Never store these drugs in close proximity. Even if prescriptions have been properly entered into the computer, the incorrect product could be selected if the two medications are near each other. Pharmacies that use bar coding or match the drug container’s national drug code number against the one listed in the computer database (and printed along with the label) are less likely to select the wrong container.

Fully investigate patient-reported differences in tablet appearance. Some pharmacy computer systems can provide a picture of each tablet on the screen to help ensure accurate dispensing. Of course, patients should be counseled before either of these medications is dispensed in an outpatient setting; the coun­sel­ing session could quickly alert a pharmacist to a potential mix-up. Prescribers can help avoid errors, too, by listing brand and generic names on prescriptions for Purinethol. Drug names should not be abbreviated; in particular, PTU and 6MP should never be used. If abbreviations are used, a pharmacist should always verify the order with the prescriber before dispensing the product.


FDA Approves First Chewable Contraceptive

The United States Food and Drug Administration approved Ovcon 35, the first chewable birth control pill. Ovcon 35 is a spearmint-flavored oral contraceptive tablet that can be chewed and swallowed. It con­tains a progestin (norethindrone) and an estrogen (ethinyl estradiol) found in products that are already available.

The chewable birth control pill may be swallowed whole or chewed and swallowed; if chewed then swallowed, the woman should drink a full eight ounce glass of liquid immediately afterwards so that the full dose of medication reaches the stomach and no residue is left in the mouth. Ovcon 35 is only avail­able in a 28-day regimen and each package contains 21 round, white tablets, with norethindrone and ethinyl estradiol followed by seven reminder inactive tablets to complete a four-week cycle.

The risks of Ovcon 35 are similar to those of other oral contraceptives including an increased risk of blood clots, heart attack, and stroke, especially in smokers over the age of 35.


Next Paper-and-Pencil FPGEE Announced

NABP recently announced the newest dates for the paper-and-pencil Foreign Pharmacy Gradu­ate Equivalency Examination® (FPGEE®).
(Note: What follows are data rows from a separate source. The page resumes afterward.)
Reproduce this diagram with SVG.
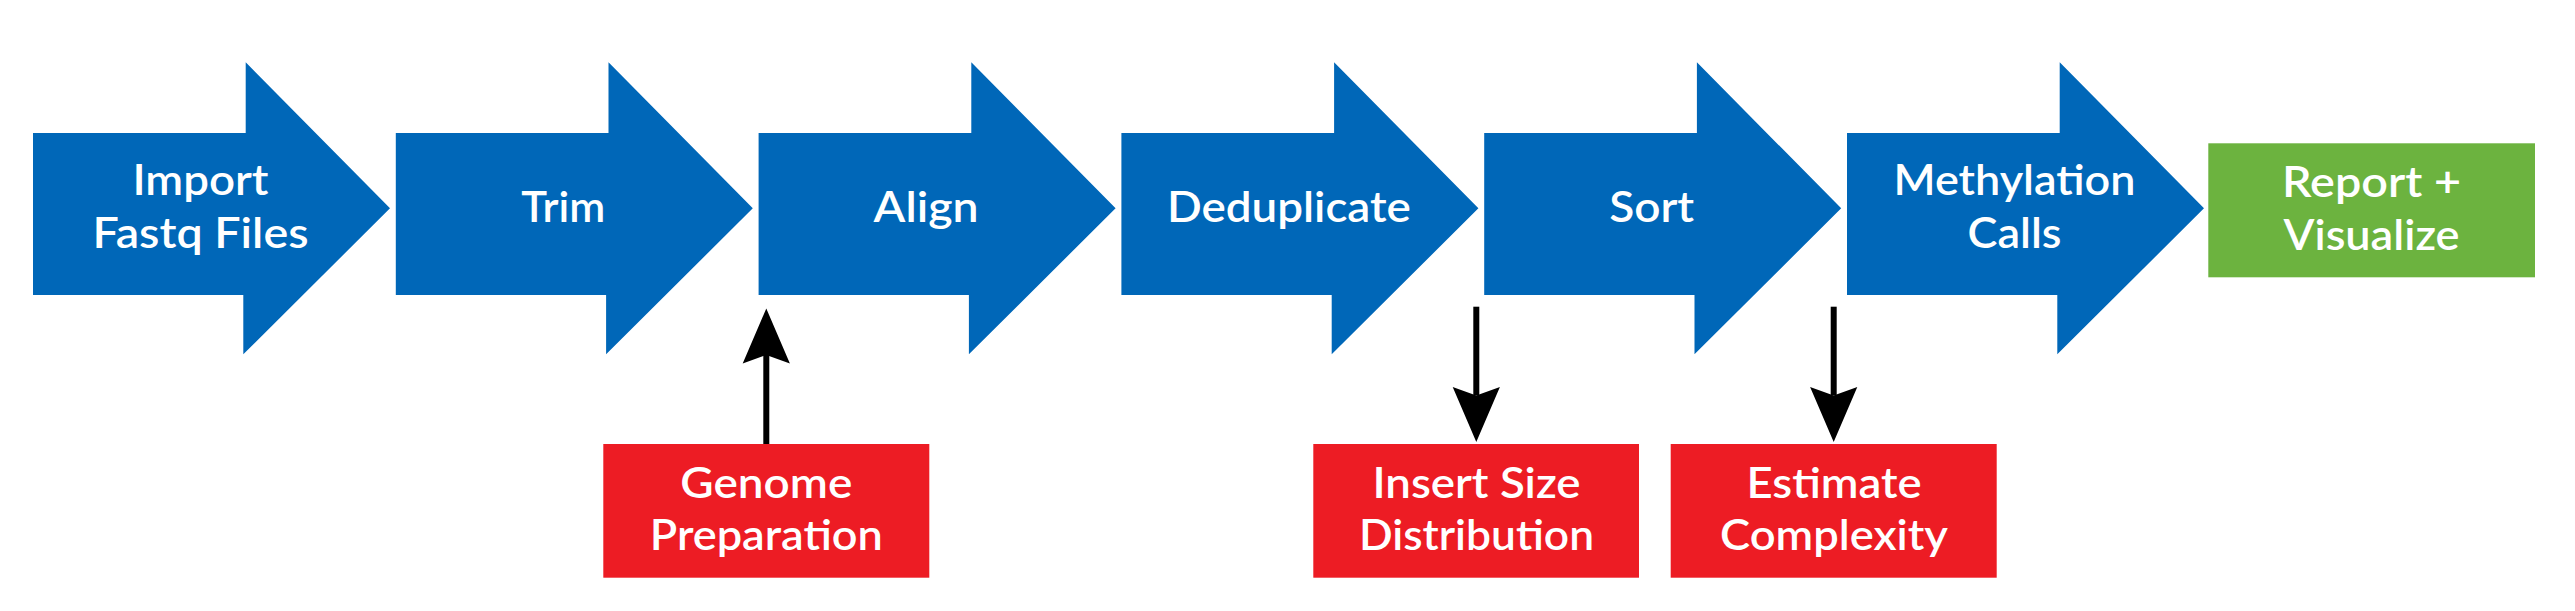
<svg xmlns="http://www.w3.org/2000/svg" xmlns:xlink="http://www.w3.org/1999/xlink" width="2575" height="611" viewBox="0 0 2575 611">
<style>
.lbl{font-family:Lato,"Open Sans","Liberation Sans",sans-serif;font-weight:600;font-size:42px;fill:#ffffff;text-anchor:middle}
.step{fill:#0067B8}
.side{fill:#ED1C24}
.final{fill:#6CB33F}
.conn{stroke:#000000;stroke-width:6;fill:none}
</style>
<defs>
<path id="chev" d="M0,133 H212.7 V62.3 L357,208.3 L210.3,354.3 V295 H0 Z"/>
<marker id="head" markerUnits="userSpaceOnUse" viewBox="-10 -25 60 50" markerWidth="60" markerHeight="50" refX="0" refY="0" orient="auto">
<path d="M46.6,0 L-8.4,-23.6 L0,0 L-8.4,23.6 Z" fill="#000000"/>
</marker>
</defs>
<rect width="2575" height="611" fill="#ffffff"/>
<g id="connectors">
<line class="conn" x1="766.3" y1="444" x2="766.3" y2="355" marker-end="url(#head)"/>
<line class="conn" x1="1476.3" y1="306.7" x2="1476.3" y2="395.5" marker-end="url(#head)"/>
<line class="conn" x1="1833.7" y1="306.7" x2="1833.7" y2="395.5" marker-end="url(#head)"/>
</g>
<g id="import">
<use xlink:href="#chev" href="#chev" class="step" x="33"/>
<text class="lbl" x="200.5" y="195" textLength="136" lengthAdjust="spacingAndGlyphs">Import</text>
<text class="lbl" x="200.5" y="248" textLength="216" lengthAdjust="spacingAndGlyphs">Fastq Files</text>
</g>
<g id="trim">
<use xlink:href="#chev" href="#chev" class="step" x="395.8"/>
<text class="lbl" x="563.3" y="222" textLength="84" lengthAdjust="spacingAndGlyphs">Trim</text>
</g>
<g id="align">
<use xlink:href="#chev" href="#chev" class="step" x="758.6"/>
<text class="lbl" x="926.1" y="222" textLength="105" lengthAdjust="spacingAndGlyphs">Align</text>
</g>
<g id="deduplicate">
<use xlink:href="#chev" href="#chev" class="step" x="1121.4"/>
<text class="lbl" x="1288.9" y="222" textLength="244" lengthAdjust="spacingAndGlyphs">Deduplicate</text>
</g>
<g id="sort">
<use xlink:href="#chev" href="#chev" class="step" x="1484.2"/>
<text class="lbl" x="1651.7" y="222" textLength="85" lengthAdjust="spacingAndGlyphs">Sort</text>
</g>
<g id="methylation">
<use xlink:href="#chev" href="#chev" class="step" x="1847"/>
<text class="lbl" x="2014.5" y="195" textLength="242" lengthAdjust="spacingAndGlyphs">Methylation</text>
<text class="lbl" x="2014.5" y="248" textLength="94" lengthAdjust="spacingAndGlyphs">Calls</text>
</g>
<g id="report">
<rect class="final" x="2208.3" y="143.3" width="326.7" height="134"/>
<text class="lbl" x="2371.5" y="196.7" textLength="179" lengthAdjust="spacingAndGlyphs">Report +</text>
<text class="lbl" x="2371.5" y="250" textLength="176" lengthAdjust="spacingAndGlyphs">Visualize</text>
</g>
<g id="genome">
<rect class="side" x="603.3" y="444" width="326" height="133.7"/>
<text class="lbl" x="766.3" y="498.3" textLength="172" lengthAdjust="spacingAndGlyphs">Genome</text>
<text class="lbl" x="766.3" y="550" textLength="233" lengthAdjust="spacingAndGlyphs">Preparation</text>
</g>
<g id="insertsize">
<rect class="side" x="1313.3" y="444" width="325.7" height="133.7"/>
<text class="lbl" x="1476.5" y="498.3" textLength="208" lengthAdjust="spacingAndGlyphs">Insert Size</text>
<text class="lbl" x="1476.5" y="550" textLength="235" lengthAdjust="spacingAndGlyphs">Distribution</text>
</g>
<g id="complexity">
<rect class="side" x="1670.7" y="444" width="326" height="133.7"/>
<text class="lbl" x="1834" y="498.3" textLength="175" lengthAdjust="spacingAndGlyphs">Estimate</text>
<text class="lbl" x="1834" y="550" textLength="228" lengthAdjust="spacingAndGlyphs">Complexity</text>
</g>
</svg>
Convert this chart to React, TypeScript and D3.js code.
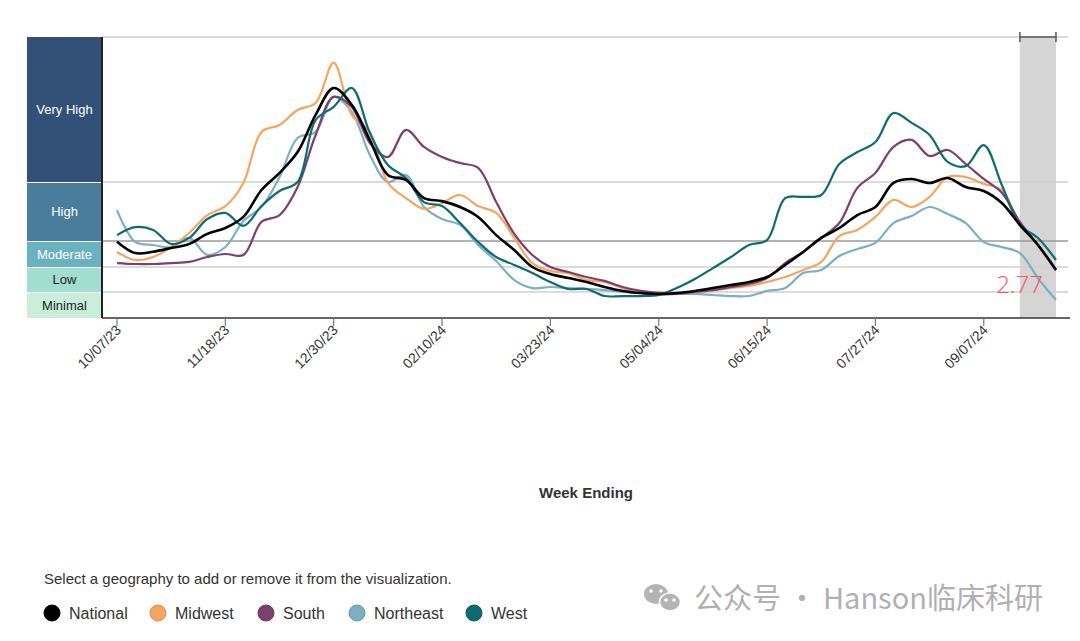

The next two examinations will be held June 26, 2004, and Decem­ber 4, 2004. Locations are yet to be determined.

The December 6, 2003, administration of the FPGEE sat 2,050 candidates in Brooklyn, NY; Northlake (Chicago area), IL; and San Mateo (San Francisco), CA. Candidates should have received their scores 10-12 weeks after the test date.

For more information about the December 6 FPGEE administration or the next two examination dates, please go to NABP’s Web site located at www.nabp.net, or contact the Association’s Customer Service Department at 847/698-6227 or custserv@nabp.net.


Register Now for NABP's 100th Annual Meeting and Centennial Celebration

NABP’s 100th Annual Meeting and Centennial Celebration is fast approaching, so be sure to register now. The event will take place April 24-27, 2004, at The Fairmont Chicago in Chicago, IL.

Attendees of the meeting can earn continuing education credits and learn about new products and technologies in the Educational Presentation Area as well as find out about hot topics state boards are dealing with at the second annual Poster Session. This year at the Poster Session, NABP will also be hosting a bulletin board that details the history and accomplish­ments of the Asso­cia­tion.